WORLD / Middle East

Bombings kill 14 in Baghdad
(AP)
Updated: 2006-05-15 16:44

BAGHDAD, Iraq - A pair of suicide car bombers killed 14 people Sunday in the biggest insurgent assault in months on the main road to Baghdad's airport, and other attacks killed a dozen more Iraqis and two American soldiers elsewhere in the capital.


Iraqi children inspect wreckages of vehicles burnt following a car bomb attack Baghdad, Sunday, May 14, 2006. Two suicide car bombs that exploded near a main checkpoint on a four-lane road leading to Baghdad's international airport, killing at least 14 Iraqis and wounding six. [AP]

A weekend of stepped-up violence across Iraq, which included six attacks on small Shiite Muslim shrines and the bombing deaths of two British soldiers near recently restive Basra late Saturday, came as politicians again failed to agree on a new Cabinet.

There had been hope that Prime Minister-designate Nouri al-Maliki would fill at least some Cabinet posts when parliament convened Sunday in Baghdad's heavily guarded Green Zone, perhaps even taking on for himself contentious roles such as the interior and defense ministries.

Al-Maliki's mandate to form a Cabinet expires May 22. Should he fail to do so, President Jalal Talabani would have 15 days to name a new nominee to try to form a Cabinet. The constitution is unclear on whether he could pick al-Maliki again.

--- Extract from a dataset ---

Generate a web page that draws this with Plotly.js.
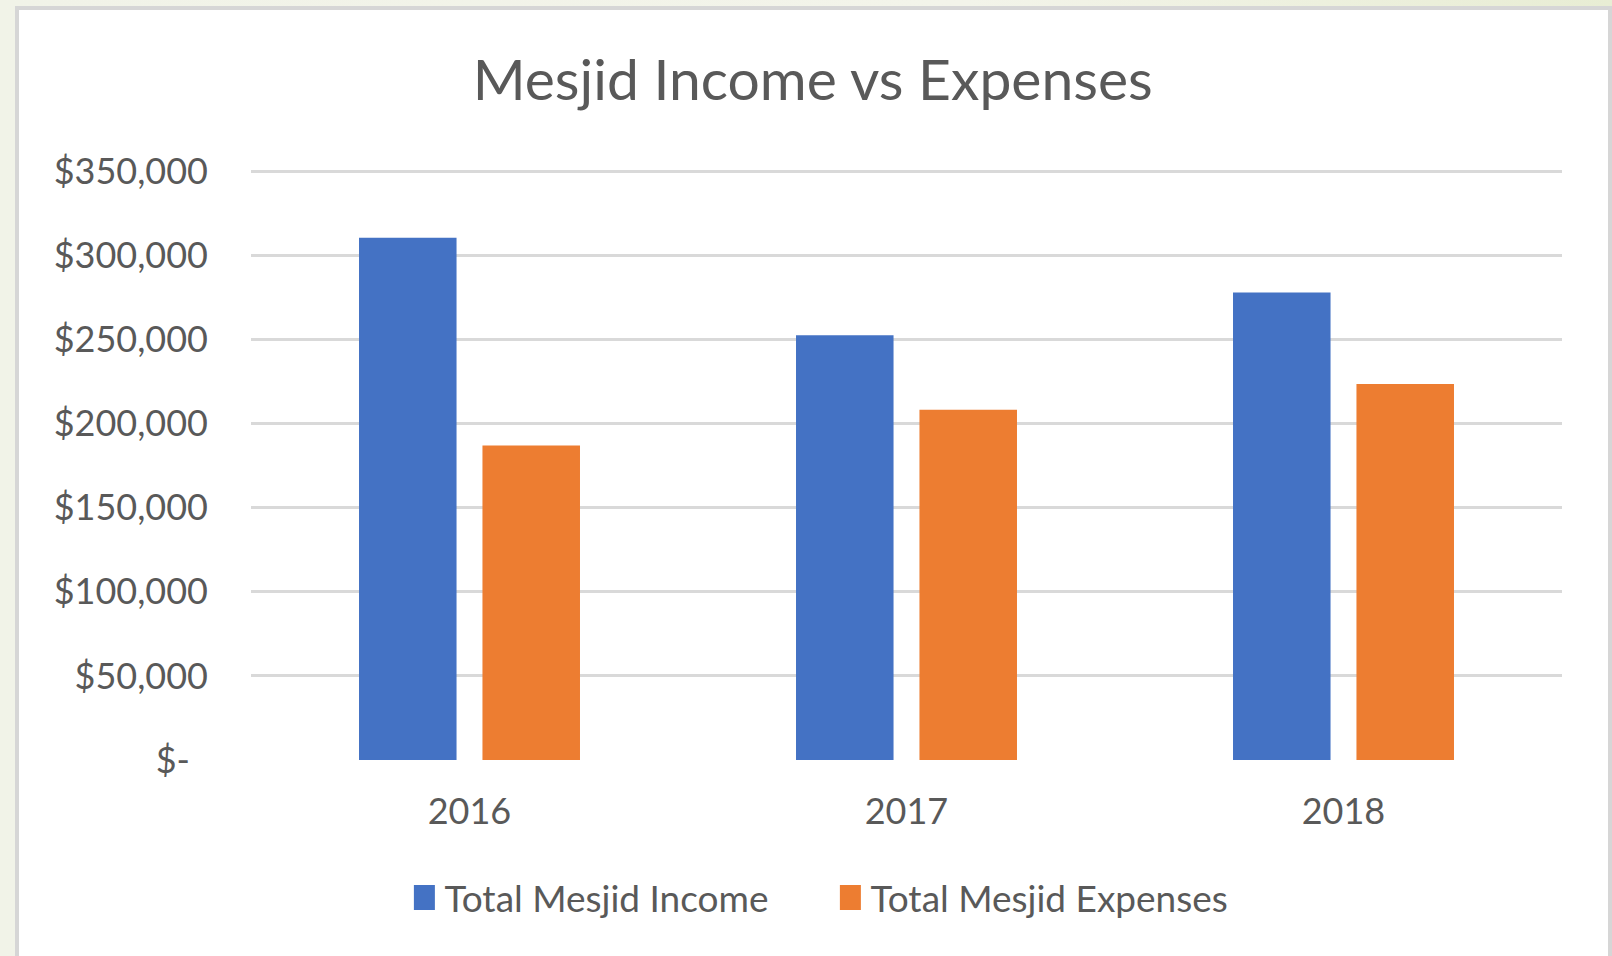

Lawmakers have struggled since Dec. 15 parliamentary elections to put together a national unity government, which many Iraqis and the U.S. government hope will lessen sectarian tensions and undermine support for the Sunni Arab-dominated insurgency.

The negotiations have bogged down in squabbles over the allocation of key Cabinet jobs, unable to bridge sectarian and political divisions.

As the 275-member parliament convened, a party loyal to firebrand Shiite cleric Muqtada al-Sadr threatened to propose its own Cabinet list if other groups did not scale back their demands for roles in the new government.

Legislator Bahaa al-Araji of the United Iraqi Alliance denounced what he called U.S. meddling in the talks and set a deadline of two days to settle the matter. But the Shiite bloc has only 130 parliament members, which isn't enough votes to seat a Cabinet.